As for the Habré trial, Kehoe believes it will have particular resonance for military leaders across the world. ‘I can tell you that cases that emanated from the International Criminal Tribunal for the former Yugoslavia concerning the use of military units, those decisions are studied routinely by armies throughout the world as a way to operate and ensure that their troops are operating within the law,’ he says. ‘So yes, it does have an effect and an impact. I do think that much of that impact is difficult to gauge, but I can tell you from having been in military settings these decisions are discussed and people do pay attention to them.

‘A clear stand has been made that if a leader engages in this kind of conduct directed against the innocent civilian population then he will be brought to book. Time is not just going to cause the international community to overlook these horrific events.’

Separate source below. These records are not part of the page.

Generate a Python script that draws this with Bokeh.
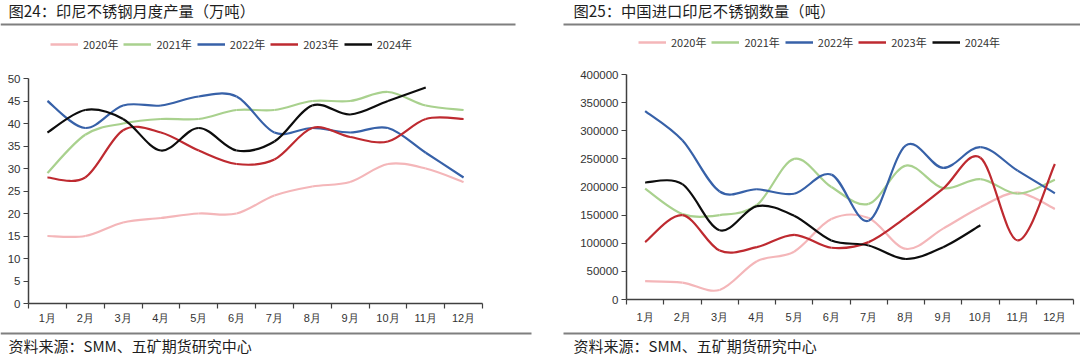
from bokeh.plotting import figure
from bokeh.models import (Range1d, FixedTicker, Legend, LegendItem, BasicTickFormatter)
from bokeh.layouts import row, column
from bokeh.embed import file_html
from bokeh.resources import INLINE
from bokeh.core.properties import value

# ---------------- data ----------------
months = ["1月", "2月", "3月", "4月", "5月", "6月", "7月", "8月", "9月", "10月", "11月", "12月"]
years = ["2020年", "2021年", "2022年", "2023年", "2024年"]

# 图24 印尼不锈钢月度产量（万吨）
prod_2020 = [15, 15, 18, 19, 20, 20, 24, 26, 27, 31, 30, 27]
prod_2021 = [29, 37.5, 40, 41, 41, 43, 43, 45, 45, 47, 44, 43]
prod_2022 = [45, 39, 44, 44, 46, 46, 38, 39, 38, 39, 33.5, 28]
prod_2023 = [28, 28, 38.5, 38, 34, 31, 32, 39, 37, 36, 41, 41]
prod_2024 = [38, 43, 41, 34, 39, 34, 36, 44, 42, 45, 48]

# 图25 中国进口印尼不锈钢数量（吨）
imp_2020 = [32500, 30000, 17000, 68000, 85000, 143000, 145000, 90000, 126000, 164000, 190000, 161000]
imp_2021 = [197000, 152000, 150000, 168000, 250000, 200000, 170000, 238000, 198000, 214000, 188000, 213000]
imp_2022 = [335000, 283000, 192000, 196000, 188000, 222000, 140000, 274000, 234000, 271000, 229000, 189000]
imp_2023 = [102000, 150000, 87000, 93000, 115000, 92000, 102000, 146000, 197000, 252000, 105000, 241000]
imp_2024 = [208000, 205000, 123000, 166000, 149000, 105000, 96000, 72000, 93000, 132000]

titles = ["图24：印尼不锈钢月度产量（万吨）", "图25：中国进口印尼不锈钢数量（吨）"]
source = "资料来源：SMM、五矿期货研究中心"

colors = ["#F4B6B9", "#A9D18E", "#3761A8", "#BE2A30", "#0D0D0D"]

CJK = "Noto Sans CJK SC"
NUM = "Liberation Sans"
AX = "#404040"
W = 1080


def smooth_segments(vals):
    """Bezier control points (Catmull-Rom style, like a spreadsheet 'smoothed line')."""
    xs = [i + 1 for i in range(len(vals))]
    n = len(vals)
    out = dict(x0=[], y0=[], x1=[], y1=[], cx0=[], cy0=[], cx1=[], cy1=[])
    for i in range(n - 1):
        pxm, pym = (xs[i - 1], vals[i - 1]) if i > 0 else (xs[i], vals[i])
        px2, py2 = (xs[i + 2], vals[i + 2]) if i + 2 < n else (xs[i + 1], vals[i + 1])
        out["x0"].append(xs[i]); out["y0"].append(vals[i])
        out["x1"].append(xs[i + 1]); out["y1"].append(vals[i + 1])
        out["cx0"].append(xs[i] + (xs[i + 1] - pxm) / 6.0)
        out["cy0"].append(vals[i] + (vals[i + 1] - pym) / 6.0)
        out["cx1"].append(xs[i + 1] - (px2 - xs[i]) / 6.0)
        out["cy1"].append(vals[i + 1] - (py2 - vals[i]) / 6.0)
    return out


def make_chart(series, ymax, yint, width, height, mb_left, mb_right, mb_top, mb_bottom, xstand):
    p = figure(width=width, height=height, output_backend="svg", toolbar_location=None,
               title=None, x_range=Range1d(0.5, 12.5), y_range=Range1d(0, ymax),
               min_border_left=mb_left, min_border_right=mb_right,
               min_border_top=mb_top, min_border_bottom=mb_bottom)
    p.outline_line_color = None
    p.grid.visible = False
    p.background_fill_color = "white"
    p.border_fill_color = "white"

    xa = p.xaxis[0]
    xa.ticker = FixedTicker(ticks=list(range(1, 13)),
                            minor_ticks=[i + 0.5 for i in range(0, 13)])
    xa.major_label_overrides = {i + 1: m for i, m in enumerate(months)}
    xa.major_tick_line_color = None
    xa.major_tick_out = 0
    xa.major_tick_in = 0
    xa.minor_tick_out = 5
    xa.minor_tick_in = 0
    xa.minor_tick_line_color = AX
    xa.minor_tick_line_width = 1.2
    xa.axis_line_color = AX
    xa.axis_line_width = 1.5
    xa.major_label_text_font = NUM
    xa.major_label_text_font_size = "11px"
    xa.major_label_text_color = "#333333"
    xa.major_label_standoff = xstand

    ya = p.yaxis[0]
    ya.ticker = FixedTicker(ticks=[i * yint for i in range(int(ymax / yint) + 1)])
    ya.formatter = BasicTickFormatter(use_scientific=False)
    ya.major_tick_out = 5
    ya.major_tick_in = 0
    ya.minor_tick_line_color = None
    ya.major_tick_line_color = AX
    ya.major_tick_line_width = 1.2
    ya.axis_line_color = AX
    ya.axis_line_width = 1.5
    ya.major_label_text_font = NUM
    ya.major_label_text_font_size = "11.5px"
    ya.major_label_text_color = "#333333"
    ya.major_label_standoff = 3

    for vals, c in zip(series, colors):
        p.bezier(source=smooth_segments(vals), x0="x0", y0="y0", x1="x1", y1="y1",
                 cx0="cx0", cy0="cy0", cx1="cx1", cy1="cy1",
                 line_color=c, line_width=2.2)
    return p


CH = 271
p1 = make_chart([prod_2020, prod_2021, prod_2022, prod_2023, prod_2024], 50, 5,
                540, CH, 28, 58, 18, 28, 3)
p2 = make_chart([imp_2020, imp_2021, imp_2022, imp_2023, imp_2024], 400000, 50000,
                540, CH, 86, 7, 14, 32, 6)

# ---------------- header: titles, rules, legends ----------------
HH = 60
header = figure(width=W, height=HH, output_backend="svg", toolbar_location=None, title=None,
                x_range=Range1d(0, W), y_range=Range1d(HH, 0), min_border=0,
                x_axis_location=None, y_axis_location=None)
header.outline_line_color = None
header.grid.visible = False
header.segment(x0=[0, 563], y0=[24, 24], x1=[515, W], y1=[24, 24],
               line_color="#7F7F7F", line_width=2)
header.text(x=[8, 573], y=[9, 9], text=titles,
            text_font=value(CJK), text_font_size="15.3px", text_baseline="middle",
            text_color="#1E1E1E")


def legend_in_header(loc):
    items = []
    for name, c in zip(years, colors):
        # legend swatch carrier: kept outside the visible range of the header
        r = header.line(x=[-20, -10], y=[-20, -20], line_color=c, line_width=2.5)
        items.append(LegendItem(label=name, renderers=[r]))
    leg = Legend(items=items, orientation="horizontal", location=loc,
                 padding=0, margin=0, spacing=5, glyph_width=28, glyph_height=16,
                 label_height=16, label_standoff=5, label_text_font=CJK,
                 label_text_font_size="11px", label_text_color="#333333",
                 border_line_color=None, background_fill_alpha=0)
    header.add_layout(leg)


legend_in_header((50, 8))
legend_in_header((638, 10))

# ---------------- footer: rules and sources ----------------
FH = 360 - HH - CH
footer = figure(width=W, height=FH, output_backend="svg", toolbar_location=None, title=None,
                x_range=Range1d(0, W), y_range=Range1d(FH, 0), min_border=0,
                x_axis_location=None, y_axis_location=None)
footer.outline_line_color = None
footer.grid.visible = False
footer.segment(x0=[0, 563], y0=[2, 2], x1=[531, W], y1=[2, 2],
               line_color="#7F7F7F", line_width=2)
footer.text(x=[8, 573], y=[14, 14], text=[source, source],
            text_font=value(CJK), text_font_size="15px", text_baseline="middle",
            text_color="#1E1E1E")

layout = column(header, row(column(p1), column(p2), spacing=0), footer, spacing=0)
open("out.html", "w").write(file_html(layout, INLINE))
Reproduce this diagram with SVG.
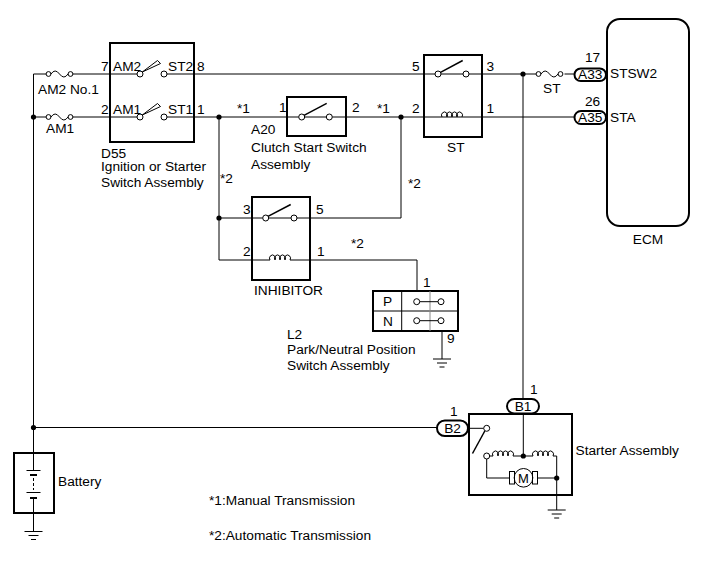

Professor Philippe Sands QC, a barrister at Matrix Chambers in London, agrees that history has taught us that such people will be brought to account, no matter how much time has elapsed. ‘To understand the Hissène Habré trial and the concept of trying people for genocide you need to go back to the Nuremberg trials,’ he says. The Nuremberg trials in the 1940s marked the first time that national leaders had been indicted for war crimes before an international court, a topic Sands covers in his recent book East West Street: On the Origins of Genocide and Crimes Against Humanity.

‘It shows us that 70 years on the legacy of the Nuremberg judgment still continues,’ adds Sands. ‘I think to understand what is going on now, you have to understand the origins of the international justice system, have an understanding of the historical sense of these trials and the involvement of crucial individuals. What they all show is that you can’t ignore history.’